- Imam Abu Jafar Muhammad Al-Baqir berkata,
          "Ketika Allah menciptakan akal, Dia mengajaknya berbicara. Allah berkata,
          Menghadaplah (kepada-Ku)! Maka, akalpun segera menghadap. Kemudian Allah
          berfirman kepadanya,  Demi kebesaran dan kemuliaan-Ku, tiada makhluk yang lebih Aku
          cintai daripada kamu. Dan tidak Aku sempurnakan kamu melainkan pada orang-orang yang Aku
          cintai. Kepadamulah Aku menyuruh, melarang, menyiksa, dan memberi pahala."
 
        
        -  
 
        
        - Pendahuluan
 
        - Tema akal adalah salah satu tema keislaman
          yang sentral. Karena akal seringkali disebut-sebut oleh Alquran sebagai sesuatu yang
          sangat penting. Atas dasar itu, kita mesti mencari tahu makna akal dalam berbagai
          rentangannya yang tidak terbatas. 
 
        -  
 
        - Kejahilan
 
        - Akal adalah lawan dari jahl (kebodohan
          atau kejahilan). Keduanya berlawanan dalam segala tahapnya : ontologis, epistemologis, dan
          aksiologisnya. Meski kejahilan mempunyai semacam eksistensi subyektif dan refleksif, tapi
          ia tidak memberi efek-efek obyektif dan aktual. Seperti halnya eksistensi warna dalam
          cahaya. Pada hakikatnya, warna tidak memiliki eksistensi obyektif di alam cahaya. 
 
        - Secara fisis, foton-foton atau
          partikel-partikel terkecil cahaya yang dipancarkan dari suatu sumber memiliki energi yang
          berbeda- beda. Indera dan persepsi kita-lah yang menafsirkan beragam energi ini sebagai
          warna. Warna sebenarnya tidak eksis disamping cahaya. Akan tetapi, cahayalah satu-satunya
          yang secara obyektif eksis, sedangkan warna hanya memiliki semacam eksistensi subyektif di
          dunia cahaya. 
 
        - Dalam bahasa filosofis, kejahilan adalah
          kekurangan -pada tingkat paling abstraknya adalah ketiadaan- pengetahuan. Ia hanya bisa
          menunjukkan arti kurang yang sedikitpun tidak memiliki kualitas ontologis (amr
          wujudy).
 
        - Kekurangan adalah ketiadaan sesuatu dan
          ketiadaan sesuatu itu tak lain adalah noneksistensi, adam atau nothingness.
 
        -  
 
        - Untuk mempermudah, saya akan berikan suatu
          contoh matematis di sini. Ambillah angka sepuluh. Sepuluh dikurangi satu sama dengan
          sembilan. Sembilan adalah angka yang kekurangan 1 (satu) untuk menjadi 10 (se-puluh).

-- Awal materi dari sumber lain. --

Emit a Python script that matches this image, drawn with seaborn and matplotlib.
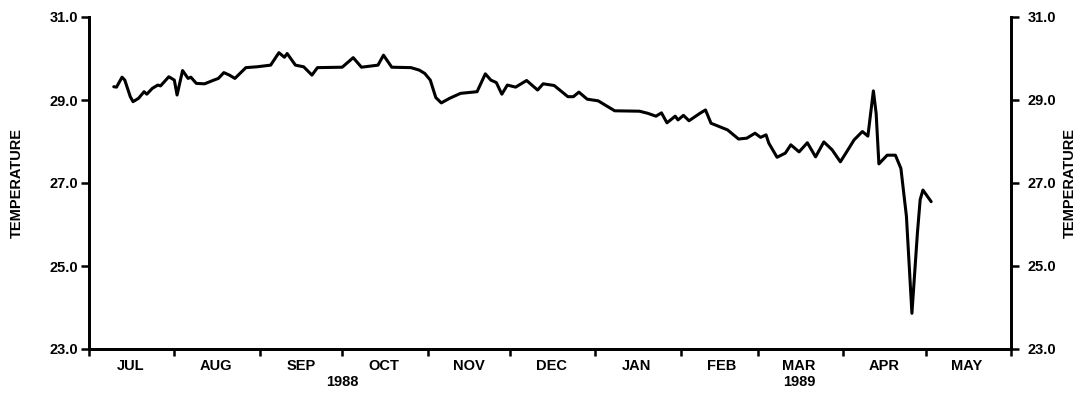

          Karenanya, sah kalau saya mengatakan bahwa 9 (sembilan) itu kurang 1 (satu) dibanding 10
          (sepuluh) sehingga angka satu tiada, kurang, noneksis, nonbeing, dan lain-lain pada
          angka 9 (sem-bilan) -bila dibanding dengan angka 10 (sepuluh). Namun, kalau 
 
        - kita membandingkan angka 9 (sembilan) dengan
          angka 8 (delapan), maka kita akan mendapatkan "kekayaan" yang luar biasa pada
          angka 9 (sembilan) dan ke-kurangan pada angka 8 (delapan) dan demikian seterusnya. 
 
        - Kembali pada pokok persoalan kita di atas.
          Kejahilan itu tiada secara obyektif karena sifatnya yang kurang tersebut. Jadi
          orang bodoh adalah orang yang kurang pengetahuannya atau belum memiliki pengetahuan.
 
        
        -  
 
        -  
 
        
        - Kesempurnaan dan Kekurangan 
 
        - Kesempurnaan, kebaikan, keindahan, kesucian,
          kekuatan, kemandirian, dan lain sebagainya adalah amr wujudy (kualitas ontologis).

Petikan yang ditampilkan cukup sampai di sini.